Vice President Joe Biden made a peculiar prediction to House Democrats at their annual retreat in Baltimore this week that left many scratching their heads: that House Democrats, who are 30 seats from having a majority in Congress, can win back the gavel in 2016.

“I think the House can win,” Biden told House Democrats, who responded with subdued applause.

Biden, who acknowledged he is an “optimist,” is probably wrong, and most Democrats know it, including House Minority Leader Nancy Pelosi, who has been looking for ways to win back the House since 2010.

House Democrats this November have too few opportunities on the electoral map to take over enough GOP-held seats to get to a majority of 218 members. Their representation in the House, at 188 members, has shrunk to the lowest in 70 years.

But Pelosi confidently declared on Thursday that in the 2018 midterm election, Democrats will be able to win back the majority for the 115th session that starts in January of 2019. That’s two elections from now.

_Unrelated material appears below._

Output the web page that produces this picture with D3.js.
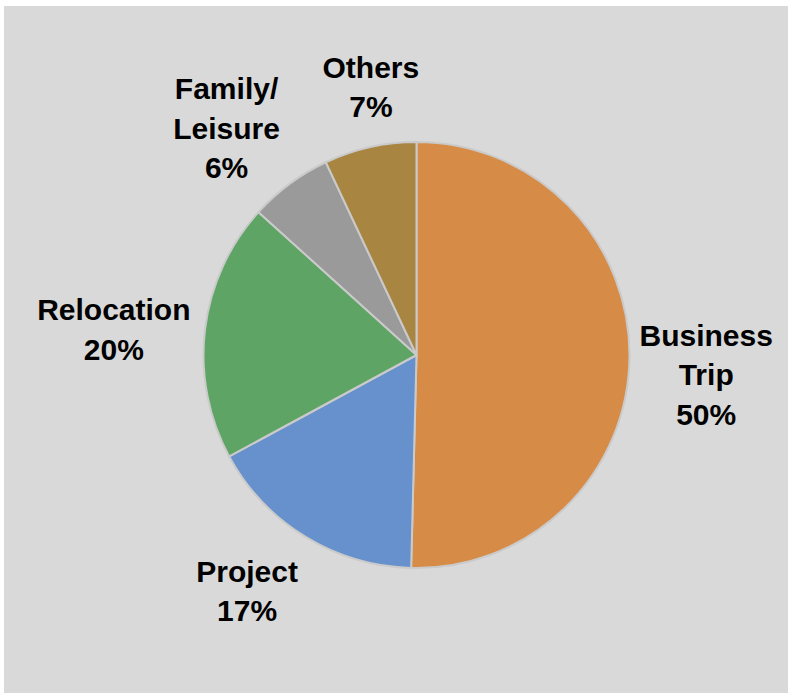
<!DOCTYPE html>
<html>
<head>
<meta charset="utf-8">
<script src="https://cdn.jsdelivr.net/npm/d3@7"></script>
<style>
  html, body { margin: 0; padding: 0; background: #ffffff; }
  svg { display: block; }
  text { font-family: "Liberation Sans", Arial, sans-serif; font-weight: bold; fill: #000; }
</style>
</head>
<body>
<svg id="chart" width="789" height="693"></svg>
<script>
// Reasons for travel, share of trips (percent), clockwise from 12 o'clock
const categories = ["Business Trip", "Project", "Relocation", "Family/ Leisure", "Others"];
const labelLines = [["Business", "Trip"], ["Project"], ["Relocation"], ["Family/", "Leisure"], ["Others"]];
const shares = [50.4, 16.7, 19.6, 6.3, 7.0];
const colors = ["#D68B47", "#6691CC", "#5EA465", "#9A9A9A", "#A98542"];
// manual fine-tuning of each label block after automatic placement [dx, dy]
const labelNudge = [[0, 16], [-22, -5], [-3, 10], [-10, 16], [13, -6]];

const W = 789, H = 693;
const cx = 416.5, cy = 355, R = 213;
const fontSize = 30, lineH = 39.5, gap = 10;

const svg = d3.select("#chart");

svg.append("rect")
  .attr("x", 4).attr("y", 6)
  .attr("width", W - 5).attr("height", H - 6)
  .attr("fill", "#D9D9D9");

const data = categories.map((c, i) => ({
  name: c, value: shares[i], lines: labelLines[i], color: colors[i], nudge: labelNudge[i]
}));

const pie = d3.pie().value(d => d.value).sort(null);
const arc = d3.arc().innerRadius(0).outerRadius(R);
const arcs = pie(data);

const g = svg.append("g").attr("transform", `translate(${cx},${cy})`);

g.selectAll("path.slice")
  .data(arcs)
  .join("path")
  .attr("class", "slice")
  .attr("d", arc)
  .attr("fill", d => d.data.color)
  .attr("stroke", "#CACACA")
  .attr("stroke-width", 2)
  .attr("stroke-linejoin", "round");

const pct = d3.format(".0%");

// Outside-end labels: push each label block outward along its mid-angle
// until the block's nearest point clears the rim by `gap`.
const labels = g.selectAll("g.label")
  .data(arcs)
  .join("g")
  .attr("class", "label");

labels.each(function(d) {
  const sel = d3.select(this);
  const lines = d.data.lines.concat([pct(d.data.value / 100)]);
  const t = sel.append("text")
    .attr("text-anchor", "middle")
    .style("font-size", fontSize + "px");
  lines.forEach((ln, i) => {
    t.append("tspan")
      .attr("x", 0)
      .attr("y", (i - (lines.length - 1) / 2) * lineH + fontSize * 0.36)
      .text(ln);
  });
  const bb = t.node().getBBox();
  const hw = bb.width / 2, hh = (lines.length * lineH) / 2;
  const mid = (d.startAngle + d.endAngle) / 2;
  const ux = Math.sin(mid), uy = -Math.cos(mid);
  const target = R + gap;
  // nearest distance from the pie centre to a box centred at distance D
  const nearest = D => {
    const bx = ux * D, by = uy * D;
    const px = Math.max(Math.abs(bx) - hw, 0);
    const py = Math.max(Math.abs(by) - hh, 0);
    return Math.hypot(px, py);
  };
  let lo = 0, hi = 600;
  for (let k = 0; k < 60; k++) {
    const m = (lo + hi) / 2;
    if (nearest(m) < target) lo = m; else hi = m;
  }
  const [nx, ny] = d.data.nudge;
  sel.attr("transform", `translate(${ux * hi + nx},${uy * hi + ny})`);
});
</script>
</body>
</html>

“I don’t know if we’ll have it in one more year,” Pelosi said. “I feel absolutely certain we’ll have it in three years.”

Democrats believe they can increase their numbers this year by winning some of the approximately 15 GOP seats that race ratings experts list as toss up or lean Democrat. If they managed to win half of the very competitive seats while not losing any they now hold, the party would be within 22 seats of winning back the majority.

Democrats won 31 seats in 2006 to take back the gavel from Republicans, who at that time had fallen out of favor with voters thanks to growing antiwar sentiment and series of GOP corruption scandals.

It would take another wave election, but Democrats could do it, especially if a Republican president is in the White House, say experts. Midterm elections in Congress usually benefit the opposing party of the president.

“If it’s a GOP president, it’s possible,” David Wasserman, House editor for the Cook Political Report, told the Washington Examiner.

Pelosi said Thursday that she’s not concerned about the party’s current deficit in the House. She pointed out that Democrats had lost seven seats in the 2004 election due to redistricting, but nonetheless won back the House in 2006.

In 2010, Pelosi said, Republicans won a net gain of 63 seats without any help from redistricting. Instead, the GOP coasted to victory with the help of the newly formed Tea Party coupled with voter opposition to the liberal agenda of President Obama and congressional Democrats.

“It’s just that we had a tide, and they had a tide,” Pelosi said. “And we can have a tide again.”

But some experts say 2018 may be too soon for a Democratic comeback.

Nathan Gonzales, editor and publisher of the Rothenberg and Gonzales Political Report, said if a Democrat wins the White House, the party would have to pick up 25 seats this election to put the in position to win the majority in 2018.

“Over the last 100 years, the most House seats a President’s party has gained in a midterm election is nine, according to Vital Statistics on Congress,” Gonzales wrote earlier this year. “Of course if Republicans win the White House in 2016, then the House majority would nearly certainly be in play in the midterm elections.”

The president’s party has lost an average of 30 House seats in midterm elections dating back to 1914, Gonzales wrote.